Thursday, September 21, 2006

Today's picture of Mary Magdalen


A brief history

My mother was raised Methodist, and my father was raised in the reformed Mormon church. Both felt they had been forced to attend church, and didn't want to repeat that with their children. Accordingly, the only time we ever went to church was with our grandparents. We didn't hear Bible stories growing up, and in literature classes in high school, I had to look up the stories of Adam & Eve, Cain & Abel, and the fall of Babylon.

At 16, I began attending a United Methodist church. Along the way, I decided to accept Christ, though I don't think that I "got" what that meant until I was well into college. I had some wonderful experiences at the several UM churches I attended from the age of 16 until the age of 22.

By the time I got to grad school, I began attending an ecumenical church in Chicago. It was lead by a female minister from the United Methodist tradition, but incorporated many Christian faiths in its rituals. I became acquainted with other Christian traditions there.

The next year, I served as a confirmation sponsor at the church where I had been baptized. During the year-long process, I became more and more disenchanted with UMC leadership, doctrine, and beliefs. Chief among my issues was the presence of the divine in the communion ceremony. While the UMC maintains that the bread and grape juice (Methodists don't use wine, as they were in the forefront of the temperance movement nearly 100 years ago) are symbolic of the body and blood of Christ, I believe that we as humans can't limit the miracles of God, and if God wants to turn bread and wine into flesh and blood, that's up to God.

Coincidentally, shortly after I began having these issues, I fell in love with a Catholic man and started attending mass with him frequently. Before telling him I was thinking of converting, I began attending mass on my own at a church closer to my house. I was struck by how many similarities there were to my home church. (Part of this is that I attend a relatively conservative UM church.) It wasn't until I attended mass on the Assumption that I felt "a strange warming in my heart." I decided to begin the conversion process.

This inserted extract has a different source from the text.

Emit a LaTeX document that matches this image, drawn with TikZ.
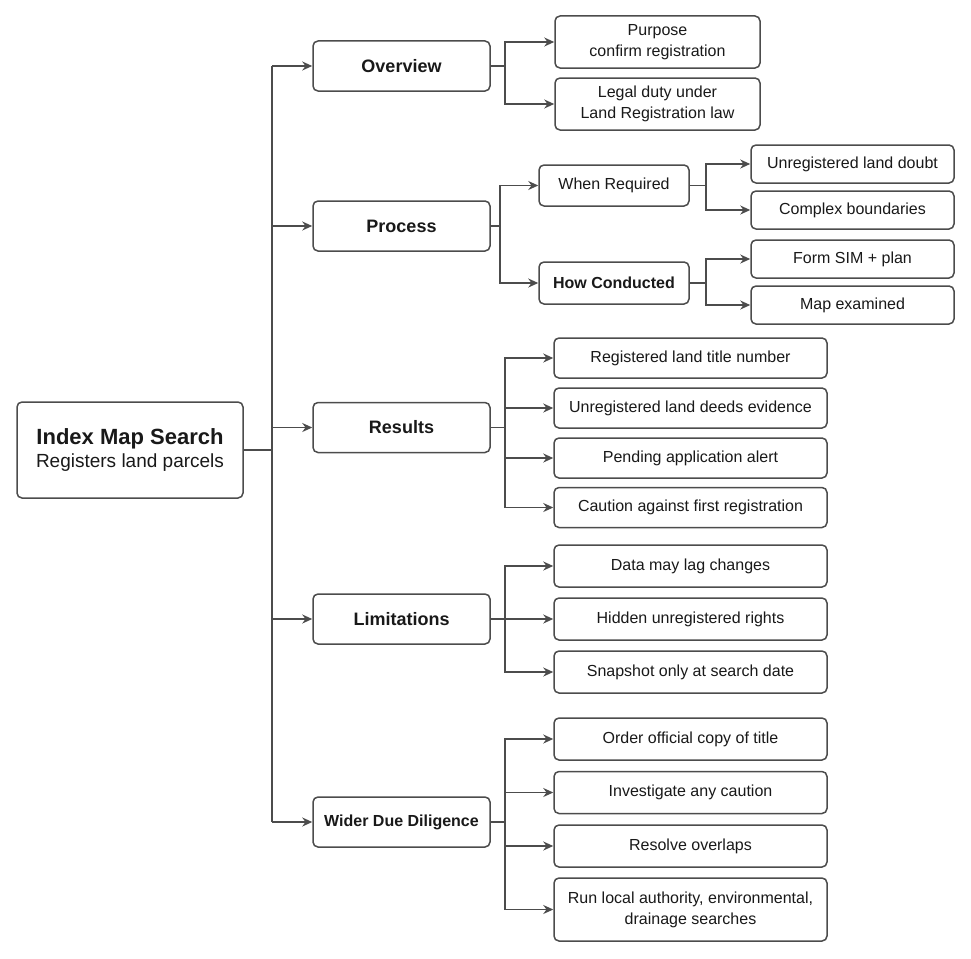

Like most comprehensive philosophies, there are things that the Church says that I agree with and things I don't. The short list of policies I agree with is: capital punishment, clerical celibacy, fidelity, nonviolence, and obligation to those less fortunate. The list of policies I disagree with is: artificial birth control, masturbation, and the ordination of women. Abortion and divorce are two that are complicated--both are regrettable and lamentable, but should not lead to excommunication. The moral "worthiness" of a person is between that person and God, not an institution. Denying sacraments to a believer is just mean. (In fact, in most parishes, people are rarely denied Communion because of divorce or abortion.) I don't know how my ambivalence will affect my conversion process, but you can bet that you'll read it here. Feel free to comment.